I recommend using a BufferedOutputStream wrapping a FileOutputStream. I do not believe you will see any performance improvement by mucking with ByteBuffer and FileChannel, and that you'll be left with a lot of hard-to-maintain code if you go that route.
The reasoning is quite simple: regardless of the approach you take, the steps involved are the same:
Generate bytes. You don't say how you plan to do this, and it could introduce an additional level of temporary buffering into the equation. But regardless, the Java data has to be turned into bytes.
Accumulate bytes into a buffer. You want to buffer your data before writing it, so that you're not making lots of small writes. That's a given. But where that buffer lives is immaterial.
Move bytes from Java heap to C heap, across JNI barrier. Writing a file is a native operation, and it doesn't read directly from the Java heap. So whether you buffer on the Java heap and then move the buffered bytes, or buffer in a direct ByteBuffer (and yes, you want a direct buffer), you're still moving the bytes. You will make more JNI calls with the ByteBuffer, but that's a marginal cost.
Invoke fwrite, a kernel call that copies bytes from the C heap into a kernel-maintained disk buffer.
Write the kernel buffer to disk. This will outweigh all the other steps combined, because disks are slow.
There may be a few microseconds gained or lost depending on exactly how you implement these steps, but you can't change the basic steps.
The FileChannel does give you the option to call force(), to ensure that step #5 actually happens. This is likely to actually decrease your overall performance, as the underlying fsync call will not return until the bytes are written. And if you really want to do it, you can always get the channel from the underlying stream.
Bottom line: I'm willing to bet that you're actually IO-bound, and there's no cure for that save better hardware.
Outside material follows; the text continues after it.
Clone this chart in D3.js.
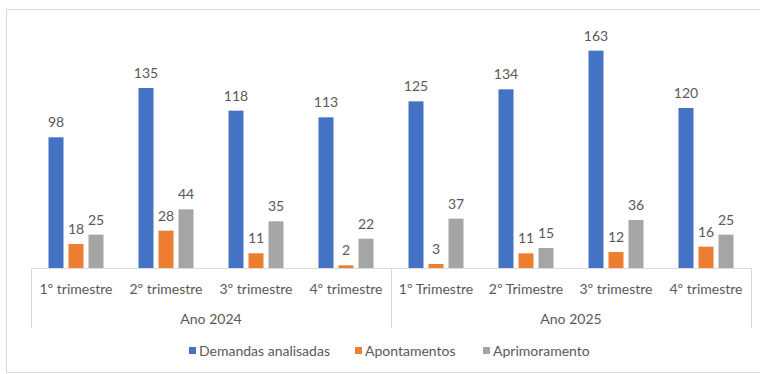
<!DOCTYPE html>
<html>
<head>
<meta charset="utf-8">
<script src="https://cdn.jsdelivr.net/npm/d3@7"></script>
<style>
  body { margin: 0; background: #fff; }
  text { font-family: Lato, "Open Sans", sans-serif; fill: #595959; }
</style>
</head>
<body>
<div id="chart"></div>
<script>
const quarters = ["1º trimestre", "2º trimestre", "3º trimestre", "4º trimestre",
                  "1º Trimestre", "2º Trimestre", "3º trimestre", "4º trimestre"];
const years = ["Ano 2024", "Ano 2025"];
const seriesNames = ["Demandas analisadas", "Apontamentos", "Aprimoramento"];
const demandas = [98, 135, 118, 113, 125, 134, 163, 120];
const apontamentos = [18, 28, 11, 2, 3, 11, 12, 16];
const aprimoramento = [25, 44, 35, 22, 37, 15, 36, 25];
const colors = ["#4472C4", "#ED7D31", "#A5A5A5"];

const width = 760, height = 374;
const svg = d3.select("#chart")
    .append("svg")
    .attr("width", width)
    .attr("height", height);

// outer chart border
svg.append("rect")
    .attr("x", 6.5)
    .attr("y", 9.5)
    .attr("width", 800)
    .attr("height", 363)
    .attr("fill", "none")
    .attr("stroke", "#d9d9d9");

const seriesValues = [demandas, apontamentos, aprimoramento];
const data = quarters.map((q, i) => ({
    idx: i,
    values: seriesNames.map((s, j) => ({ name: s, value: seriesValues[j][i], color: colors[j] }))
}));

const x = d3.scaleBand()
    .domain(d3.range(quarters.length))
    .range([31, 751]);

const xInner = d3.scaleBand()
    .domain(seriesNames)
    .range([0, x.bandwidth()])
    .paddingInner(0.25)
    .paddingOuter(0.875);

const y = d3.scaleLinear()
    .domain([0, 180])
    .range([268, 28]);

const groups = svg.selectAll("g.group")
    .data(data)
    .enter()
    .append("g")
    .attr("class", "group")
    .attr("transform", d => `translate(${x(d.idx)}, 0)`);

groups.selectAll("rect")
    .data(d => d.values)
    .enter()
    .append("rect")
    .attr("x", d => xInner(d.name))
    .attr("y", d => y(d.value))
    .attr("width", xInner.bandwidth())
    .attr("height", d => y(0) - y(d.value))
    .attr("fill", d => d.color);

groups.selectAll("text.val")
    .data(d => d.values)
    .enter()
    .append("text")
    .attr("class", "val")
    .attr("x", d => xInner(d.name) + xInner.bandwidth() / 2)
    .attr("y", d => y(d.value) - 10)
    .attr("text-anchor", "middle")
    .style("font-size", "14px")
    .text(d => d.value);

// category axis box
const axisG = svg.append("g")
    .attr("stroke", "#d9d9d9")
    .attr("stroke-width", 1);

axisG.append("line")
    .attr("x1", 31).attr("x2", 751)
    .attr("y1", y(0) + 0.5).attr("y2", y(0) + 0.5);

const dividers = [0, 4, 8].map(i => i < 8 ? x(i) : x(7) + x.bandwidth());
axisG.selectAll("line.div")
    .data(dividers)
    .enter()
    .append("line")
    .attr("class", "div")
    .attr("x1", d => Math.round(d) + 0.5)
    .attr("x2", d => Math.round(d) + 0.5)
    .attr("y1", y(0))
    .attr("y2", 328);

svg.selectAll("text.cat")
    .data(quarters)
    .enter()
    .append("text")
    .attr("class", "cat")
    .attr("x", (d, i) => x(i) + x.bandwidth() / 2)
    .attr("y", 294)
    .attr("text-anchor", "middle")
    .style("font-size", "14px")
    .text(d => d);

svg.selectAll("text.year")
    .data(years)
    .enter()
    .append("text")
    .attr("class", "year")
    .attr("x", (d, i) => x(i * 4) + x.bandwidth() * 2)
    .attr("y", 324)
    .attr("text-anchor", "middle")
    .style("font-size", "14px")
    .text(d => d);

// legend
const legendX = [189, 355, 483];
const legend = svg.selectAll("g.legend")
    .data(seriesNames)
    .enter()
    .append("g")
    .attr("class", "legend")
    .attr("transform", (d, i) => `translate(${legendX[i]}, 351)`);

legend.append("rect")
    .attr("x", 0)
    .attr("y", -4)
    .attr("width", 7)
    .attr("height", 7)
    .attr("fill", (d, i) => colors[i]);

legend.append("text")
    .attr("x", 10)
    .attr("y", 5)
    .style("font-size", "14px")
    .text(d => d);
</script>
</body>
</html>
FileChannel only works with ByteBuffers so it is naturally buffered. If you need additional buffering to can copy data from ByteBuffer to ByteBuffer but I am not sure why you would want to.
FileChannel does buffereing in the OS level
FileChannel does tell the OS what to do. The OS usually has a disk cache but FileChannel has no idea whether this is the case or not.
I want to do buffering in the Java level
You are in luck, because you don't have a choice. ;) This is the only option.
I would have two threads, the producer thread produces ByteBuffers and appends them to the tail a queue, the consumer thread remove some ByteBuffers from the head of the queue each time, and call fileChannel.write(ByteBuffer[]).
What is the exact use of flush()? What is the difference between stream and buffer? Why do we need buffer?
The advantage of buffering is efficiency. It is generally faster to write a block of 4096 bytes one time to a file than to write, say, one byte 4096 times.
The disadvantage of buffering is that you miss out on the feedback. Output to a handle can remain in memory until enough bytes are written to make it worthwhile to write to the file handle. One part of your program may write some data to a file, but a different part of the program or a different program can't access that data until the first part of your program copies the data from memory to disk. Depending on how quickly data is being written to that file, this can take an arbitrarily long time.
When you call flush(), you are asking the OS to immediately write out whatever data is in the buffer to the file handle, even if the buffer is not full.
The data sometimes gets cached before it's actually written to disk (in a buffer) flush causes what's in the buffer to be written to disk.
flush tells an output stream to send all the data to the underlying stream. It's necessary because of internal buffering. The essential purpose of a buffer is to minimize calls to the underlying stream's APIs. If I'm storing a long byte array to a FileOutputStream, I don't want Java to call the operating system file API once per byte. Thus, buffers are used at various stages, both inside and outside Java. Even if you did call fputc once per byte, the OS wouldn't really write to disk each time, because it has its own buffering.